Nghid jien, jekk ghandhom ihallsu €50 miljun bonds is Sena d-diehla, la gabruhom nefquhom x’imkien. Nispera LI Robert flimkien ma siehbu Clyde jicekjaw fejn intefqu qabel ma jintriga bil famfarunati tieghu Robert
ANY INVESTMent has an element of risk. if the investment goes south then that is simply the way things go with investments. will the government now step in for every bad investment anyone makes, using taxpayer funds. corrupt to the core and protecting big business at the expense of honest tax paying citizens. corrupt to the core.
This is a really ridiculous argument. Since the GoM let others abuse and steal public property such as Smart City and Chambray, it is not fair that GoM does not allow MIDI to do the same with Manoel Island. So is GoM to be castigated for responding to public pressure to do the right thing!!!
GoM did not act in a populist way but observed its rights and duties under the contract between the parties. MIDI signed the contract willingly and no one forced them. I don’t suppose that had the boot been on the other shoe and MIDI had the right to take back a property, they would not have exercised that right because someone was going to suffer!!
The financial intermediaries quoted in the report should have advised their clients not to buy the bond by a crap company. The bond was going to finance old borrowing in the form of an old bond and bank borrowing without a single penny going to Manoel Island. In the prospectus MIDi wrote that it had no money for the Manoel island project and was looking for investors. MIDI did not tell the bond investors how it was going to redeem the bond at maturity in 2026. MIDI even told investors that GoM had the right to take back the property by 31 March 2026 if it did not meet certain criteria.
The Bond is secured with MIDI property held under a trustee. Now the company should do the right thing and liquidate the security to pay off the bond holders.
This article sounds like a paid article. Midi has been benefitting from this lease for years and has not fulfilled its obligations.
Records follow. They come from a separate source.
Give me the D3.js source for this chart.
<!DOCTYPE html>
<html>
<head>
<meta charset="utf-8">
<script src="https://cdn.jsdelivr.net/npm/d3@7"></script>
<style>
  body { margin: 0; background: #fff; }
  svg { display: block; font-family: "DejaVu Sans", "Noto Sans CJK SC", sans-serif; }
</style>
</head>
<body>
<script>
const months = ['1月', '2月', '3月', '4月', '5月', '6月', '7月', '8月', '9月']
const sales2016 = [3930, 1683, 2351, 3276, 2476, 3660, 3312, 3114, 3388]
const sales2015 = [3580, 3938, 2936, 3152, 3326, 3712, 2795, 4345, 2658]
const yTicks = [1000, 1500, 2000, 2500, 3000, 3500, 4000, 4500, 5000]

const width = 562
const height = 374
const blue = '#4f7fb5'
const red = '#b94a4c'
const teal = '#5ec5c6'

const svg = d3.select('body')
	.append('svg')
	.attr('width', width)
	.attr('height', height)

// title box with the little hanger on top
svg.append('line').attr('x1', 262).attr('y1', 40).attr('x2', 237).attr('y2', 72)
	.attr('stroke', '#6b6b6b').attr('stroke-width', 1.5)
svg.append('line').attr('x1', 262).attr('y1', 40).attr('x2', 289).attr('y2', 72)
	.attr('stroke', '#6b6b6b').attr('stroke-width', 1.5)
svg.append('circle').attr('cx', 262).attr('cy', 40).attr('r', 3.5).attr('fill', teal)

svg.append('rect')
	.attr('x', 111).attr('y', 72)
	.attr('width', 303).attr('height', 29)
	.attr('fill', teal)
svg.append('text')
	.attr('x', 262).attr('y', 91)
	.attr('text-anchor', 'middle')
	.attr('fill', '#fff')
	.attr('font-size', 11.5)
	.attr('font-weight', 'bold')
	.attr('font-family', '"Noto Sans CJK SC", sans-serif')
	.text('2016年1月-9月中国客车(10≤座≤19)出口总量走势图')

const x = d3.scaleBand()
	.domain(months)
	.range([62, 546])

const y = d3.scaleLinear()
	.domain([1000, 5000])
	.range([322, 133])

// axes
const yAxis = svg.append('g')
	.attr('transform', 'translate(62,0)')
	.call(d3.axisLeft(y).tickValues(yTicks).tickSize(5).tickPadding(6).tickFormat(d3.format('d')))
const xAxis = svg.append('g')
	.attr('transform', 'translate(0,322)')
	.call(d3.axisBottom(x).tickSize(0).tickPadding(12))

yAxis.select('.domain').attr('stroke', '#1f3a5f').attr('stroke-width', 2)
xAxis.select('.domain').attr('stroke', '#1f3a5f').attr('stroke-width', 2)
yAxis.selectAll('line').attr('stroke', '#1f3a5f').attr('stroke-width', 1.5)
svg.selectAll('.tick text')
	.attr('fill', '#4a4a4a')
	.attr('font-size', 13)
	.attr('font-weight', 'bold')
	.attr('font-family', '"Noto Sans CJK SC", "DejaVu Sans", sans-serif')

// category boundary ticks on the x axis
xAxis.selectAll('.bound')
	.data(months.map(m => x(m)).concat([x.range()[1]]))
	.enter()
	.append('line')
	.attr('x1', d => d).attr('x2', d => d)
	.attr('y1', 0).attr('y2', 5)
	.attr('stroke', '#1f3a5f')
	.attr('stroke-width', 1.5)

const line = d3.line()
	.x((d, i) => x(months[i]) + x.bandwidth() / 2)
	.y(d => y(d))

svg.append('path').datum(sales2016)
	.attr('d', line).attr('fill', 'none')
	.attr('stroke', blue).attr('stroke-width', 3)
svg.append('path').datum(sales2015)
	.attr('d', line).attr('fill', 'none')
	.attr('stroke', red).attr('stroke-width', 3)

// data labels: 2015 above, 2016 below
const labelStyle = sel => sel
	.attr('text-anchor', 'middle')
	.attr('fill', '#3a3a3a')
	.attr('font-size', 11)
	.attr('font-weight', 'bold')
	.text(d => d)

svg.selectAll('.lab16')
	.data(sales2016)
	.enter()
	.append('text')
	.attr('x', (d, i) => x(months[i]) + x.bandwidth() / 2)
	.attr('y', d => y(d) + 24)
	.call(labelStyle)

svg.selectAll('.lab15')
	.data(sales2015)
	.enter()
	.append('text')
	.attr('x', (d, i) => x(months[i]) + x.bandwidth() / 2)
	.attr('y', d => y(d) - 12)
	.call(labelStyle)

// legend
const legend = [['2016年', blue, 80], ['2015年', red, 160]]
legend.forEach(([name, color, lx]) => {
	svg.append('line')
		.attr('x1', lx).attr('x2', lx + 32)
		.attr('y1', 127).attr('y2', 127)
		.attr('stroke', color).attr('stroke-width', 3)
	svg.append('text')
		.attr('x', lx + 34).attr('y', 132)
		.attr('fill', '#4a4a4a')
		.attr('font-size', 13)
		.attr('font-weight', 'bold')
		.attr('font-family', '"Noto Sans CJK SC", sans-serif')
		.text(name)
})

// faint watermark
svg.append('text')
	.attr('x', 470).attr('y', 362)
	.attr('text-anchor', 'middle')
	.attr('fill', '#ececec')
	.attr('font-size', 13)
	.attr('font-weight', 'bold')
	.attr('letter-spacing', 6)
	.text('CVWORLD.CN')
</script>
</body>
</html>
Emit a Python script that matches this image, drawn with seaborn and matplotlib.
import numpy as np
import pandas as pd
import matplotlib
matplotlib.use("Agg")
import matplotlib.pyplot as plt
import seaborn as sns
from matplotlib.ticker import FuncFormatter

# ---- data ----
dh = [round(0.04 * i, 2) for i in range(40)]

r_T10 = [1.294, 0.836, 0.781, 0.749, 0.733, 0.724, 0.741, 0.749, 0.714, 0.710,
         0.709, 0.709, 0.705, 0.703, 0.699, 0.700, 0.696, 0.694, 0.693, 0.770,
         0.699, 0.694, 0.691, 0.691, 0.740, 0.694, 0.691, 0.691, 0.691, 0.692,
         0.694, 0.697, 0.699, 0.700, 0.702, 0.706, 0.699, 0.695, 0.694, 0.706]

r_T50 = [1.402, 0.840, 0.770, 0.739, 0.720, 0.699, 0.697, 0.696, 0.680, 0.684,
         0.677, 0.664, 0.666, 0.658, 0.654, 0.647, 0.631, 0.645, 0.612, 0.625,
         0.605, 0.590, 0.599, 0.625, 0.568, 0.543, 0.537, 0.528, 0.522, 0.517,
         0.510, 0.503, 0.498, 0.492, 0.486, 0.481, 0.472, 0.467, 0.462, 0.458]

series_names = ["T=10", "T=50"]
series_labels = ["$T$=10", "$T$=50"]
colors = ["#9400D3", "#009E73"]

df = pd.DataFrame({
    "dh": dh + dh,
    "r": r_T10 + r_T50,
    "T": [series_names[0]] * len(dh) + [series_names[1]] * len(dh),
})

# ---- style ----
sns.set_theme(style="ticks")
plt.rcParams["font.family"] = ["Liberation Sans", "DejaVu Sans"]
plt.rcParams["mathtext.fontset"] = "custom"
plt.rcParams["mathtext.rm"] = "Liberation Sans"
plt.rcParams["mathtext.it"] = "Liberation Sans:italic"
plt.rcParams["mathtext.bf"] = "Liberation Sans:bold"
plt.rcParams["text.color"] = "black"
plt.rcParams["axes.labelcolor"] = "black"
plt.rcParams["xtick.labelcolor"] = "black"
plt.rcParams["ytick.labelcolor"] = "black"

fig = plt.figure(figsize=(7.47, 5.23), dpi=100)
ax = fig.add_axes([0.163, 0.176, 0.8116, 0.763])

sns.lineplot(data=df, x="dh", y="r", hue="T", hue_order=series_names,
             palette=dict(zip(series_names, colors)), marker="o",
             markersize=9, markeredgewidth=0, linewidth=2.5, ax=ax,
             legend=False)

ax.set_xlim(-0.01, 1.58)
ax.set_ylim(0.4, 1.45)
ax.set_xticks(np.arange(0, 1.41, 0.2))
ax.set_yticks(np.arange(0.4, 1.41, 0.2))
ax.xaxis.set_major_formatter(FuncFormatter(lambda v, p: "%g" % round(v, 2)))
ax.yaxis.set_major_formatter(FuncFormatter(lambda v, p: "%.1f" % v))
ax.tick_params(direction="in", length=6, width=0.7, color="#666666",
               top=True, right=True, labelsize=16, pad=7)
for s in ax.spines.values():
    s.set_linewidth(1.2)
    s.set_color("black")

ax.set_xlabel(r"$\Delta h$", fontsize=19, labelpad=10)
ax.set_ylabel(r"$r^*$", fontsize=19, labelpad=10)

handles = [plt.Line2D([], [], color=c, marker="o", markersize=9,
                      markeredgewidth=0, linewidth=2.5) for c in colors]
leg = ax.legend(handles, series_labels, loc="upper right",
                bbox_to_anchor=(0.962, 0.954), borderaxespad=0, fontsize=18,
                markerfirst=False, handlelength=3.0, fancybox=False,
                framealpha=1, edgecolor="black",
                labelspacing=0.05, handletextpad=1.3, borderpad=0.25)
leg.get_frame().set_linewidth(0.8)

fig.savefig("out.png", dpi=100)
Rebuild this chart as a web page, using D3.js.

Midi has turned togne point into an architectural disaster with buildings far larger than they were supposed to be. Now they want to make us believe they are on the brink? With the shift aiding and abetting? We need more of these u turns not less and if for once the maltese population gains at the detrimemt of a corporate giant so what god knows how many time it has been screwed by the same.
The Shift is NOT aiding and abetting anyone and has NOT been paid a cent for the article. How you just fire these accusations without thought or proof just never fails to amaze.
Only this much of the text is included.